Thursday, April 17, 2014

My Brother's Keeper

    Conflict is essential to a writer. I don't enjoy conflict in my everyday life, but if I didn't have problems and things that make me mad or challenge me, I wouldn't have much to write about. Writing gives me the ability to introduce a problem and then resolve it, or at least attempt to. Today, I was fully planning to write some cheerful, Easter related words and take a break from the heavy stuff, but then some events occurred and I changed my mind. There's something on my mind, and I'd like to talk about it.
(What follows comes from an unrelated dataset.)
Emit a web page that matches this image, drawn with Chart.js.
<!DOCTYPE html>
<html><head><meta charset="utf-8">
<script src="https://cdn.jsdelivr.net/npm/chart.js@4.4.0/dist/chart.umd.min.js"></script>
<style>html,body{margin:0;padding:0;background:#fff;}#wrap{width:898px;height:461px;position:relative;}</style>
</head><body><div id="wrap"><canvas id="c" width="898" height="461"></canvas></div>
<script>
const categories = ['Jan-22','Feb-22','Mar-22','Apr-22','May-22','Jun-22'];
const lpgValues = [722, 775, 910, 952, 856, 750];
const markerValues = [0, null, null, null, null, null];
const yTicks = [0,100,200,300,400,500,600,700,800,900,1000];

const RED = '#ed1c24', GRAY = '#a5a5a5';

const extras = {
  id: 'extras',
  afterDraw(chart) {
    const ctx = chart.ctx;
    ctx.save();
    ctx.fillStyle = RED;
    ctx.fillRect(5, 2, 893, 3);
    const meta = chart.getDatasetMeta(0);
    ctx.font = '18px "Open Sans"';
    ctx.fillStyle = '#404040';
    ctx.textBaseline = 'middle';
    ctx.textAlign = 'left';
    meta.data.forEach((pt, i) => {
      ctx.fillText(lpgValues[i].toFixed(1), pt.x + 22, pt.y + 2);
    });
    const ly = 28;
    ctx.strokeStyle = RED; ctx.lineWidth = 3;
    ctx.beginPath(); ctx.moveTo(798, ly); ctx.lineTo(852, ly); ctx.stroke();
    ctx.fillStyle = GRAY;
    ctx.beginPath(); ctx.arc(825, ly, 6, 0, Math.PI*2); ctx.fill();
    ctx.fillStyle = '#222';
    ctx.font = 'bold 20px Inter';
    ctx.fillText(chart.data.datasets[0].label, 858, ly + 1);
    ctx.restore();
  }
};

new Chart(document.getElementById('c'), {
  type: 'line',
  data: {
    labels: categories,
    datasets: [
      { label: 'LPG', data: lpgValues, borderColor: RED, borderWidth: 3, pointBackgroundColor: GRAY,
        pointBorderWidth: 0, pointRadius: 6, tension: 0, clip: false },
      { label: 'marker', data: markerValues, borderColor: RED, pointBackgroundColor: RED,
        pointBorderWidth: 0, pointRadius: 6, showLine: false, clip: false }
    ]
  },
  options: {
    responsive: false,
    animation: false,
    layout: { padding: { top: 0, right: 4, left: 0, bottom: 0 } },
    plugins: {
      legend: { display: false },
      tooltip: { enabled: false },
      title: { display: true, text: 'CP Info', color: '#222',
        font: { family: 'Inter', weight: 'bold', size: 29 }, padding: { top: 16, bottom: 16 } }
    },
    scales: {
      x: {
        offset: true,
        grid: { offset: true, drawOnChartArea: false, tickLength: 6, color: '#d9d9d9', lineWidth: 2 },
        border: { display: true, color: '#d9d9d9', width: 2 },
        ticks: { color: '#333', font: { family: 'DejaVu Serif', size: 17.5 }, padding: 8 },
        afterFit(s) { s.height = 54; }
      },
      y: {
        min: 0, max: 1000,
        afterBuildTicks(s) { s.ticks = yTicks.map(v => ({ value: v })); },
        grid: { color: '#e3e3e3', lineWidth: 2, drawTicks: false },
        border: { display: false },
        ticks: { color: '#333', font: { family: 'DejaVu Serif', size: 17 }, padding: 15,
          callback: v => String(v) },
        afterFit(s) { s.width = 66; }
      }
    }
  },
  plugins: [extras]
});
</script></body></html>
     I am living outside of a small town for the first time in my life, which is something I've always wanted to do. It has many advantages and I'm meeting many new people from different backgrounds. It's been a very positive experience overall, but there's something about it that really bugs me sometimes. Because people here haven't known me my whole life, they sometimes make broad judgments based on single facts that I have no control over. For instance I once mentioned in an "About Me" speech that I had to do that there are no stoplights in my hometown. I just added that fact in because I needed to take up time and I thought people would find it interesting. As soon as those words came out of my mouth, I could see everyone's expressions change. This fact was more shocking to people than I realized it would be. That wouldn't be a big deal, except that people continued to bring it up after class, and I could tell that some of them were speaking down to me at that point. It was as if they believed that just because I come from a small town, I am not intelligent. I would like to believe that the number of stoplights in my hometown is not what determines the level of my intelligence. I would like to think there's more to me than that.
     This incident came and went, and I got over it pretty quickly and stopped thinking about it. And then something else happened that really set me off. Someone who had met my brother only once described him to someone else as an "average redneck". Now let me explain why this made me so mad.
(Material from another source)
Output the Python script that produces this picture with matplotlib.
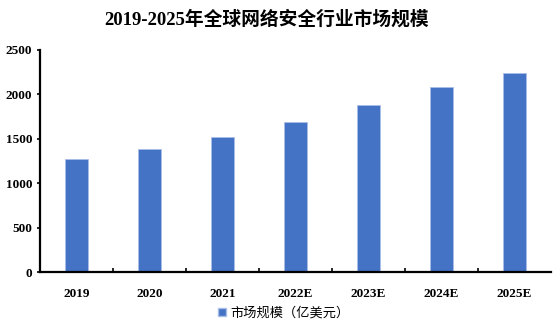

     I wouldn't have a problem with the term "redneck" being applied to my brother if it was in a positive, non-judgmental way. But the way that some people use this term, especially outside of Mathews, is very derogatory. When I asked this person to explain what they meant by describing my brother this way, they implied that rednecks are (and I'm paraphrasing the general idea) people from the country who like to hunt (which they see as killing innocent animals for fun), aren't all that smart, and tend to be racist.
     I may not talk to Seth much, and I may sometimes say things about him that aren't very nice, but as soon as someone else says something negative about him, that sibling loyalty instinct comes out and I want to get defensive. Yes, my brother enjoys hunting, and yes, I went through a phase of not liking that. But now I see it this way. He has become very educated on how and when to use a gun. I remember him going to all kinds of hunter safety stuff when he was younger. Although I still feel a little sad when I see a dead deer that he or my dad has killed, I realize now that hunting is a type of sport, and am glad that he knows how to be responsible with a gun, and to only use them for hunting and maybe (hopefully never) in a rare case of self defense. (I have also become less sympathetic towards the deer now that I can drive and they feel the need to run out in front of my car unannounced.)
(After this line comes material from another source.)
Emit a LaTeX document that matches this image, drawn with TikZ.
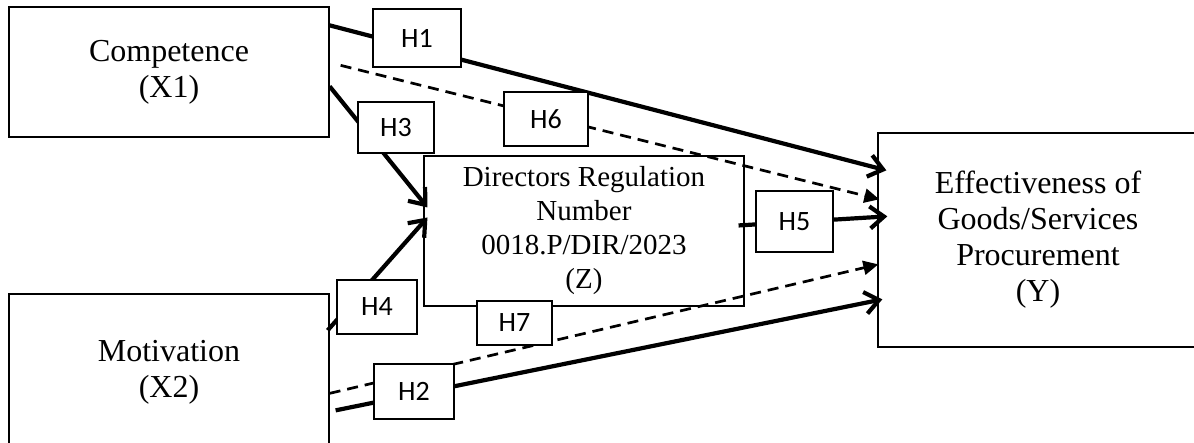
\documentclass[tikz,border=0pt]{standalone}
\usepackage{fontspec}
\setmainfont{Liberation Serif}
\newfontfamily\hfont{Carlito}
\usetikzlibrary{arrows.meta,calc}
\begin{document}
\begin{tikzpicture}[x=1pt,y=-1pt,
  varbox/.style={draw, line width=1.3pt, fill=white, inner sep=0pt, align=center,
    font=\fontsize{32}{36}\selectfont},
  zbox/.style={varbox, line width=1.1pt, font=\fontsize{29}{34}\selectfont},
  hbox/.style={draw, line width=1.3pt, fill=white, inner sep=0pt,
    font=\hfont\fontsize{28}{30}\selectfont},
  solidarr/.style={line width=4.2pt, -{Straight Barb[length=14pt,width=22pt]}},
  dasharr/.style={line width=2.7pt, dash pattern=on 11pt off 7pt,
    -{Triangle[length=15pt,width=14pt]}}
]
\useasboundingbox (0,0) rectangle (1194,442);
\clip (0,0) rectangle (1194,442);

% variable boxes
\node[varbox, minimum width=320pt, minimum height=130pt] (X1) at (169,72) {Competence\\(X1)};
\node[varbox, minimum width=320pt, minimum height=156pt] (X2) at (169,372) {Motivation\\(X2)};
\node[varbox, minimum width=320pt, minimum height=214pt] (Y) at (1038,240)
  {Effectiveness of\\Goods/Services\\Procurement\\(Y)};
\node[zbox, minimum width=320pt, minimum height=150pt] (Z) at (584,231)
  {Directors Regulation\\Number\\0018.P/DIR/2023\\(Z)};

% connectors
\draw[solidarr] ($(X1.north east)+(0,19)$) -- ($(Y.north west)+(9,38)$);
\draw[dasharr] ($(X1.north east)+(11,59)$) -- ($(Y.north west)+(2,67)$);
\draw[solidarr] ($(X1.north east)+(0,80)$) -- ($(Z.north west)+(4,52)$);
\draw[solidarr] ($(X2.north east)+(-2,37)$) -- ($(Z.north west)+(4,62)$);
\draw[solidarr] ($(Z.north east)+(-6,70)$) -- ($(Y.north west)+(10,84)$);
\draw[dasharr] ($(X2.north east)+(0,100)$) -- ($(Y.north west)+(1,132)$);
\draw[solidarr] ($(X2.north east)+(6,117)$) -- ($(Y.north west)+(5,167)$);

% hypothesis labels
\node[hbox, minimum width=88pt, minimum height=58pt] (H1) at (417,38) {H1};
\node[hbox, minimum width=76pt, minimum height=51pt] (H3) at (396,127.5) {H3};
\node[hbox, minimum width=84pt, minimum height=54pt] (H6) at (546,119) {H6};
\node[hbox, minimum width=80pt, minimum height=54pt] (H4) at (377,307) {H4};
\node[hbox, minimum width=75pt, minimum height=44pt] (H7) at (514.5,323) {\raisebox{-4pt}{H7}};
\node[hbox, minimum width=80pt, minimum height=55pt] (H2) at (414,391.5) {H2};
\node[hbox, minimum width=77pt, minimum height=61pt] (H5) at (794.5,221.5) {H5};
\end{tikzpicture}
\end{document}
     Yes, my brother hunts and likes to work on his truck and do outdoorsy stuff. He is also extremely intelligent. He's probably the most intelligent person I know. The amount of information in his head fascinates me. Surely someone studying Agribusiness Management at Virginia Tech can't be considered dumb. He is also not racist or hateful. Sure he might say things sometimes that aren't very nice, but who doesn't? He really is a very kind, caring person who I love very much.
     So when this comment was made about my brother, it got me thinking. Why do we as a society feel the need to slap a label on everyone? Why can't a person enjoy certain activities or come from a certain place without having their intelligence questioned? Maybe we should stop rushing to judge people by superficial things and take a minute to see who they really are on the inside.